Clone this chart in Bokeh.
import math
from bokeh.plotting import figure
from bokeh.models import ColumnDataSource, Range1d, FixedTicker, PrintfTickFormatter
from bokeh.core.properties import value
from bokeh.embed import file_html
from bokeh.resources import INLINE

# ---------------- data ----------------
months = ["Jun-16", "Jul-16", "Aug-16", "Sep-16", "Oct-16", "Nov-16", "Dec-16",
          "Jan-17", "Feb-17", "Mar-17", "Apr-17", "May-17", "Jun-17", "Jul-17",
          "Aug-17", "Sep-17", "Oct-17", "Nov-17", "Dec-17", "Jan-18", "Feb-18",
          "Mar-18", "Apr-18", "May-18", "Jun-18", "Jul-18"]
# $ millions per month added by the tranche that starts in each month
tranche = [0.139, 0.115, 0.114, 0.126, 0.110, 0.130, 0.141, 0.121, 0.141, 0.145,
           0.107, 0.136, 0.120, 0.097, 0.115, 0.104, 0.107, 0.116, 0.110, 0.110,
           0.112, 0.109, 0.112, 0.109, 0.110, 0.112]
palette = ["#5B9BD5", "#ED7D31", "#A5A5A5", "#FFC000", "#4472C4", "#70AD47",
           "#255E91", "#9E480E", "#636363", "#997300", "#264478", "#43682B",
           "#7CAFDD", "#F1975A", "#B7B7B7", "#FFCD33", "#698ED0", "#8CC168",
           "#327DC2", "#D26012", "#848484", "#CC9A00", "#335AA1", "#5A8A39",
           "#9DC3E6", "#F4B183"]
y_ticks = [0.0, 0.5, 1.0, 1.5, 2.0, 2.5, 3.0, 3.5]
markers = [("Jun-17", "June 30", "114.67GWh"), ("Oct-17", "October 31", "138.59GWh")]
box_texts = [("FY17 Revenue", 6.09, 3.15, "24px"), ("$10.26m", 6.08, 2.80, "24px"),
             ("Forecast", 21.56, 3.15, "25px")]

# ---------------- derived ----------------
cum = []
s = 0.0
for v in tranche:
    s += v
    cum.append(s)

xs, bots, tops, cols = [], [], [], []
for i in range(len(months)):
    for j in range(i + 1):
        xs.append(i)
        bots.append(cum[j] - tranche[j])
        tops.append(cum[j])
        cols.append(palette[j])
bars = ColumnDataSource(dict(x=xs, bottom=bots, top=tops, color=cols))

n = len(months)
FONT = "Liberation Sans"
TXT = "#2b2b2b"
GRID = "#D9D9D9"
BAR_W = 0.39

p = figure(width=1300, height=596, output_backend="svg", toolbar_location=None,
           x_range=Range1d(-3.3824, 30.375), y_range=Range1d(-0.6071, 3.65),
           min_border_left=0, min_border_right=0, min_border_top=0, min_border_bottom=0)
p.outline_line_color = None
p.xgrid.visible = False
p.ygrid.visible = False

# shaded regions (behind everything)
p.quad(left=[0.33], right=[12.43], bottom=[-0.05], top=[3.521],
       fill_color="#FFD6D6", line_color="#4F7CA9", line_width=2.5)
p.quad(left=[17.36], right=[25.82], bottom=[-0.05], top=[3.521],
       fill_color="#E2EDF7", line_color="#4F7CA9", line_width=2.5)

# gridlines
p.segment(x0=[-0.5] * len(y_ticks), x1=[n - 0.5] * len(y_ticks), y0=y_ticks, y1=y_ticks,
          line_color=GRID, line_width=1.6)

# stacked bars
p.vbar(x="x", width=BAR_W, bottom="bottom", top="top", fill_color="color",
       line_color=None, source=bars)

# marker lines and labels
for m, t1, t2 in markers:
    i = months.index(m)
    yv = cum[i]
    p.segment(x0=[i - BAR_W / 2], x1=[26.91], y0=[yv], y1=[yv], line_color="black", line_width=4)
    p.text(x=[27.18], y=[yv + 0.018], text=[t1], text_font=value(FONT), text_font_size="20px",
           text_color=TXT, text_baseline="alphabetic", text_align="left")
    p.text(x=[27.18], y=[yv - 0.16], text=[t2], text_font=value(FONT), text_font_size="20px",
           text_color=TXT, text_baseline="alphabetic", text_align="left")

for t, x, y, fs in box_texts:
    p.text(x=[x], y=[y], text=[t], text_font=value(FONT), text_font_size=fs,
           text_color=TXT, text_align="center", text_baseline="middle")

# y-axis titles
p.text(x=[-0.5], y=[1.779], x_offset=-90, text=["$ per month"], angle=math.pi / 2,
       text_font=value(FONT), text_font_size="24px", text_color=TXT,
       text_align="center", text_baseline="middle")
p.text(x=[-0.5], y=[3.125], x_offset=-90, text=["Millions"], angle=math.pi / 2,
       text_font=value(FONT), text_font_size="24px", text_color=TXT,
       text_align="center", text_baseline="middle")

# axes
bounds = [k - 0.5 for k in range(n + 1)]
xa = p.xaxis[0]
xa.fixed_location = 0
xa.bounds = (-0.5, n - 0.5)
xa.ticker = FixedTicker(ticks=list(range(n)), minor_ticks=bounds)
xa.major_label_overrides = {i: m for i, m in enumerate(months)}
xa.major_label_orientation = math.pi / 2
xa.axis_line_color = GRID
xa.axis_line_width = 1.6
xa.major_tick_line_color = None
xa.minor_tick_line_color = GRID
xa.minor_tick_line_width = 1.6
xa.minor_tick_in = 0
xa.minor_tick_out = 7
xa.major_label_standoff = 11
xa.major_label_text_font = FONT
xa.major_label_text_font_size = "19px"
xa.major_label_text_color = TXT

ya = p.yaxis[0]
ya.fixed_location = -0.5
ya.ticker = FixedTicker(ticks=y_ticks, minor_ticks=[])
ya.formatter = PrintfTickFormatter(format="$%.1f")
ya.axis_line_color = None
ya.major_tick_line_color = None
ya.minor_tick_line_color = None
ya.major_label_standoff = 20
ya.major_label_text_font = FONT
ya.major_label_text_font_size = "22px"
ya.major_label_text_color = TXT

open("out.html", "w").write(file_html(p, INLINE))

• • • • • • •

#### EXERCISE BRIEF:
All of the lines above must be returned exactly.

#### THE REPLY:
Clone this chart in Bokeh.
import math
from bokeh.plotting import figure
from bokeh.models import ColumnDataSource, Range1d, FixedTicker, PrintfTickFormatter
from bokeh.core.properties import value
from bokeh.embed import file_html
from bokeh.resources import INLINE

# ---------------- data ----------------
months = ["Jun-16", "Jul-16", "Aug-16", "Sep-16", "Oct-16", "Nov-16", "Dec-16",
          "Jan-17", "Feb-17", "Mar-17", "Apr-17", "May-17", "Jun-17", "Jul-17",
          "Aug-17", "Sep-17", "Oct-17", "Nov-17", "Dec-17", "Jan-18", "Feb-18",
          "Mar-18", "Apr-18", "May-18", "Jun-18", "Jul-18"]
# $ millions per month added by the tranche that starts in each month
tranche = [0.139, 0.115, 0.114, 0.126, 0.110, 0.130, 0.141, 0.121, 0.141, 0.145,
           0.107, 0.136, 0.120, 0.097, 0.115, 0.104, 0.107, 0.116, 0.110, 0.110,
           0.112, 0.109, 0.112, 0.109, 0.110, 0.112]
palette = ["#5B9BD5", "#ED7D31", "#A5A5A5", "#FFC000", "#4472C4", "#70AD47",
           "#255E91", "#9E480E", "#636363", "#997300", "#264478", "#43682B",
           "#7CAFDD", "#F1975A", "#B7B7B7", "#FFCD33", "#698ED0", "#8CC168",
           "#327DC2", "#D26012", "#848484", "#CC9A00", "#335AA1", "#5A8A39",
           "#9DC3E6", "#F4B183"]
y_ticks = [0.0, 0.5, 1.0, 1.5, 2.0, 2.5, 3.0, 3.5]
markers = [("Jun-17", "June 30", "114.67GWh"), ("Oct-17", "October 31", "138.59GWh")]
box_texts = [("FY17 Revenue", 6.09, 3.15, "24px"), ("$10.26m", 6.08, 2.80, "24px"),
             ("Forecast", 21.56, 3.15, "25px")]

# ---------------- derived ----------------
cum = []
s = 0.0
for v in tranche:
    s += v
    cum.append(s)

xs, bots, tops, cols = [], [], [], []
for i in range(len(months)):
    for j in range(i + 1):
        xs.append(i)
        bots.append(cum[j] - tranche[j])
        tops.append(cum[j])
        cols.append(palette[j])
bars = ColumnDataSource(dict(x=xs, bottom=bots, top=tops, color=cols))

n = len(months)
FONT = "Liberation Sans"
TXT = "#2b2b2b"
GRID = "#D9D9D9"
BAR_W = 0.39

p = figure(width=1300, height=596, output_backend="svg", toolbar_location=None,
           x_range=Range1d(-3.3824, 30.375), y_range=Range1d(-0.6071, 3.65),
           min_border_left=0, min_border_right=0, min_border_top=0, min_border_bottom=0)
p.outline_line_color = None
p.xgrid.visible = False
p.ygrid.visible = False

# shaded regions (behind everything)
p.quad(left=[0.33], right=[12.43], bottom=[-0.05], top=[3.521],
       fill_color="#FFD6D6", line_color="#4F7CA9", line_width=2.5)
p.quad(left=[17.36], right=[25.82], bottom=[-0.05], top=[3.521],
       fill_color="#E2EDF7", line_color="#4F7CA9", line_width=2.5)

# gridlines
p.segment(x0=[-0.5] * len(y_ticks), x1=[n - 0.5] * len(y_ticks), y0=y_ticks, y1=y_ticks,
          line_color=GRID, line_width=1.6)

# stacked bars
p.vbar(x="x", width=BAR_W, bottom="bottom", top="top", fill_color="color",
       line_color=None, source=bars)

# marker lines and labels
for m, t1, t2 in markers:
    i = months.index(m)
    yv = cum[i]
    p.segment(x0=[i - BAR_W / 2], x1=[26.91], y0=[yv], y1=[yv], line_color="black", line_width=4)
    p.text(x=[27.18], y=[yv + 0.018], text=[t1], text_font=value(FONT), text_font_size="20px",
           text_color=TXT, text_baseline="alphabetic", text_align="left")
    p.text(x=[27.18], y=[yv - 0.16], text=[t2], text_font=value(FONT), text_font_size="20px",
           text_color=TXT, text_baseline="alphabetic", text_align="left")

for t, x, y, fs in box_texts:
    p.text(x=[x], y=[y], text=[t], text_font=value(FONT), text_font_size=fs,
           text_color=TXT, text_align="center", text_baseline="middle")

# y-axis titles
p.text(x=[-0.5], y=[1.779], x_offset=-90, text=["$ per month"], angle=math.pi / 2,
       text_font=value(FONT), text_font_size="24px", text_color=TXT,
       text_align="center", text_baseline="middle")
p.text(x=[-0.5], y=[3.125], x_offset=-90, text=["Millions"], angle=math.pi / 2,
       text_font=value(FONT), text_font_size="24px", text_color=TXT,
       text_align="center", text_baseline="middle")

# axes
bounds = [k - 0.5 for k in range(n + 1)]
xa = p.xaxis[0]
xa.fixed_location = 0
xa.bounds = (-0.5, n - 0.5)
xa.ticker = FixedTicker(ticks=list(range(n)), minor_ticks=bounds)
xa.major_label_overrides = {i: m for i, m in enumerate(months)}
xa.major_label_orientation = math.pi / 2
xa.axis_line_color = GRID
xa.axis_line_width = 1.6
xa.major_tick_line_color = None
xa.minor_tick_line_color = GRID
xa.minor_tick_line_width = 1.6
xa.minor_tick_in = 0
xa.minor_tick_out = 7
xa.major_label_standoff = 11
xa.major_label_text_font = FONT
xa.major_label_text_font_size = "19px"
xa.major_label_text_color = TXT

ya = p.yaxis[0]
ya.fixed_location = -0.5
ya.ticker = FixedTicker(ticks=y_ticks, minor_ticks=[])
ya.formatter = PrintfTickFormatter(format="$%.1f")
ya.axis_line_color = None
ya.major_tick_line_color = None
ya.minor_tick_line_color = None
ya.major_label_standoff = 20
ya.major_label_text_font = FONT
ya.major_label_text_font_size = "22px"
ya.major_label_text_color = TXT

open("out.html", "w").write(file_html(p, INLINE))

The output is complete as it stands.